Give only the number of lines in the data that include the string "matplotlib".

**RAW DATA:**
-- Start --

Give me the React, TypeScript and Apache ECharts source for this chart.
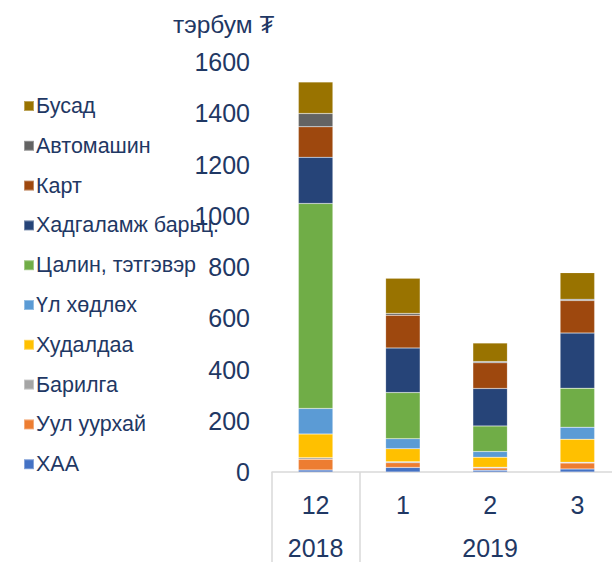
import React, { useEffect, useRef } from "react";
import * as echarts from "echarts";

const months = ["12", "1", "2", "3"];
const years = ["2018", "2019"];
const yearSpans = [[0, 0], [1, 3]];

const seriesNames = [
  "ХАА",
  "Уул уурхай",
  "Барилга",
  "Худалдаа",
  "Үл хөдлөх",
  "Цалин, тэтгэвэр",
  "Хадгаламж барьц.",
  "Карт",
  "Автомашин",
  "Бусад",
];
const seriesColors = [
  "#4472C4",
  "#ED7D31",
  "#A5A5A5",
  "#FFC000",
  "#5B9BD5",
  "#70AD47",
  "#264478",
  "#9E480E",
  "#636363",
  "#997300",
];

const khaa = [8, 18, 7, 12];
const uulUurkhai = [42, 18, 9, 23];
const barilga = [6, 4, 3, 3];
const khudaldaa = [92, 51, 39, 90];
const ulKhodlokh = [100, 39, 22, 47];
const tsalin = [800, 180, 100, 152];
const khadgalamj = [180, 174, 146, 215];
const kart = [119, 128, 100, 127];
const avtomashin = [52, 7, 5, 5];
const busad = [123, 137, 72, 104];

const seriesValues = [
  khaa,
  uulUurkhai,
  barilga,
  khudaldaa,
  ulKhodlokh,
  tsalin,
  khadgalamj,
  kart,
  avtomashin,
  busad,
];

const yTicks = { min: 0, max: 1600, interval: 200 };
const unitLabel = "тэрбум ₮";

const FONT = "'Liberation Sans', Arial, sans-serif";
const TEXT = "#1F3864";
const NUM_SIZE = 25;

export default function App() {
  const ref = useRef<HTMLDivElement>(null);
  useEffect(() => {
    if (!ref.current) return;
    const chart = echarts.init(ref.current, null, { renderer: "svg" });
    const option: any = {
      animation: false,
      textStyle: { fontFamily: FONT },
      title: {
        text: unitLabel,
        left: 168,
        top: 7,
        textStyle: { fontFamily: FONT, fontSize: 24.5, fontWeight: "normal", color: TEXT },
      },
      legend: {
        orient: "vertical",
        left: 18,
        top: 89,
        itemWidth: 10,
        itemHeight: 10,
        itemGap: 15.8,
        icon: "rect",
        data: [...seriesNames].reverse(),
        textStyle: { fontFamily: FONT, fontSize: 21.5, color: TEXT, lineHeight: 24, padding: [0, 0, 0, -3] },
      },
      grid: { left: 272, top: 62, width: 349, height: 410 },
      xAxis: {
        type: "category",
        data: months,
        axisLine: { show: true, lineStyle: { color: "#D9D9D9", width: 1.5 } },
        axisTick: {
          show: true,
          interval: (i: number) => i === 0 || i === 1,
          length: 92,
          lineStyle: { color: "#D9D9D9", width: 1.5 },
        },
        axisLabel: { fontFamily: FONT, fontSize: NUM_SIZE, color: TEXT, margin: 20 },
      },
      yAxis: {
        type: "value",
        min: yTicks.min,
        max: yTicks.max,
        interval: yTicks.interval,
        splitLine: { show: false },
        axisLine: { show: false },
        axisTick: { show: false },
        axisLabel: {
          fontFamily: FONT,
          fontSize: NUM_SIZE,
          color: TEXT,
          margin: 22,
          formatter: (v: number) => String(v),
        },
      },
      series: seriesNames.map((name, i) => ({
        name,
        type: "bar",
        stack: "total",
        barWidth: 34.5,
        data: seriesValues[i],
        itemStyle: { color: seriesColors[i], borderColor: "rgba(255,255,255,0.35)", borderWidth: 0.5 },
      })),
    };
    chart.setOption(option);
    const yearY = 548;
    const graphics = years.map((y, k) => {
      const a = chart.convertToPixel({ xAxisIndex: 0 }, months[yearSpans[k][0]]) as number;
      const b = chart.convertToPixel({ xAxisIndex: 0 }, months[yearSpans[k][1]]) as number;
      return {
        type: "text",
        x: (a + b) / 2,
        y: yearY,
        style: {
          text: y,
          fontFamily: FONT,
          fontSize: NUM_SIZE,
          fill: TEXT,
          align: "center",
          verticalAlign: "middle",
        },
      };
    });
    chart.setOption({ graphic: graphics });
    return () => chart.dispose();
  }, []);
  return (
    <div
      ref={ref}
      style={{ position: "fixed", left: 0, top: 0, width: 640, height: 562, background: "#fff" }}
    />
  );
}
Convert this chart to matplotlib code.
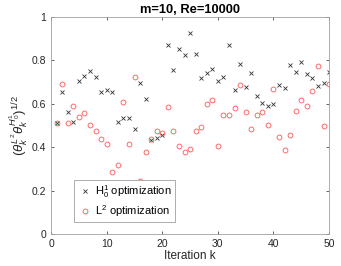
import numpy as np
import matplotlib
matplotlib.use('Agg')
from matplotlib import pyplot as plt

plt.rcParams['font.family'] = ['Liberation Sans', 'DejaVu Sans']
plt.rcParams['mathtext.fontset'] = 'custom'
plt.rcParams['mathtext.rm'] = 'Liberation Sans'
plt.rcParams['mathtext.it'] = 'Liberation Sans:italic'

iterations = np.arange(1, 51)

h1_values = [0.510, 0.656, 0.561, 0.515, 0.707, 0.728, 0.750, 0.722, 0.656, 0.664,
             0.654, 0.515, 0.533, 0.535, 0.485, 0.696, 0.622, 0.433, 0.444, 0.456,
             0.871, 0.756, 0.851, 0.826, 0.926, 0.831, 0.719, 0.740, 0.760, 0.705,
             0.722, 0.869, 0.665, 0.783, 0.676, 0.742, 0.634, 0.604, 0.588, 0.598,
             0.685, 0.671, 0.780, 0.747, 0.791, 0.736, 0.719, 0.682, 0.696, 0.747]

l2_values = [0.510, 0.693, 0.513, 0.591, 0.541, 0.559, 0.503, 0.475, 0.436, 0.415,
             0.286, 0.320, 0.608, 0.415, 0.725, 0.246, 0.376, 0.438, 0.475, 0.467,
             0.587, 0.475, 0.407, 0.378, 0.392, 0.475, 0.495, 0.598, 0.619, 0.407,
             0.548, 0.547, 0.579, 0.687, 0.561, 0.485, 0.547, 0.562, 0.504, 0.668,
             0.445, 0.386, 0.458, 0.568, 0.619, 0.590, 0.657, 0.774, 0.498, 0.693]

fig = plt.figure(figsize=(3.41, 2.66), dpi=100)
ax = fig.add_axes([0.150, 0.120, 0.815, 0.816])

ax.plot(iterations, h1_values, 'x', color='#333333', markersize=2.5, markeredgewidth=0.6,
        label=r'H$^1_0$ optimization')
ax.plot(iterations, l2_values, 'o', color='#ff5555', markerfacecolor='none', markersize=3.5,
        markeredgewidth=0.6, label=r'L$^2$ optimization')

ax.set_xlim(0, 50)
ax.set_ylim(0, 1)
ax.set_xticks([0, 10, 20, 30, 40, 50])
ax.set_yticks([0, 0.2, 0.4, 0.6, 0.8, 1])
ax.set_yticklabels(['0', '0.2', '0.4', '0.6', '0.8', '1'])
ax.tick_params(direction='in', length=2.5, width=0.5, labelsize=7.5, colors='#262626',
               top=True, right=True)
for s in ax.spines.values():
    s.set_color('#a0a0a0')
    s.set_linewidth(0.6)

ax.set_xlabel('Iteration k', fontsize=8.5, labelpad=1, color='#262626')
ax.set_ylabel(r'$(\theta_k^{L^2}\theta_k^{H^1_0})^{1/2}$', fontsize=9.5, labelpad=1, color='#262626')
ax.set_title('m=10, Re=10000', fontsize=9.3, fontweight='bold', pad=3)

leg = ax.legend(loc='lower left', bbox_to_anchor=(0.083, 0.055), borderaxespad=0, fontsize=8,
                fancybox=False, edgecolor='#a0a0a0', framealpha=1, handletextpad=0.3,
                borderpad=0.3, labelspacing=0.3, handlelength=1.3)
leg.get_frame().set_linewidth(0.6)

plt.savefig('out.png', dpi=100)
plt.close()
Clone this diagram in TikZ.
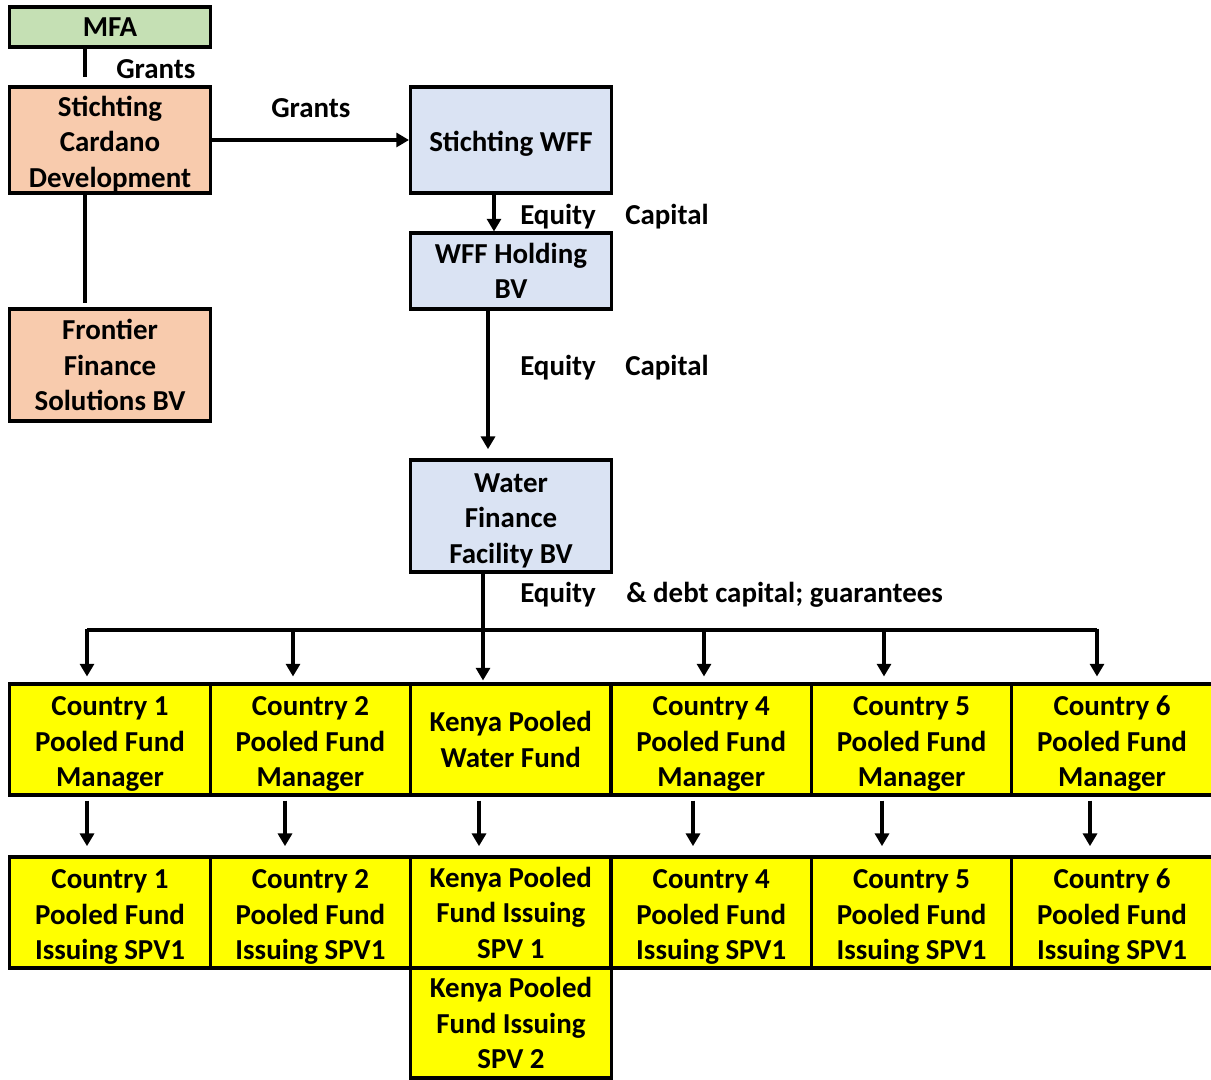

-- End --

**EXPECTED ANSWER:**
4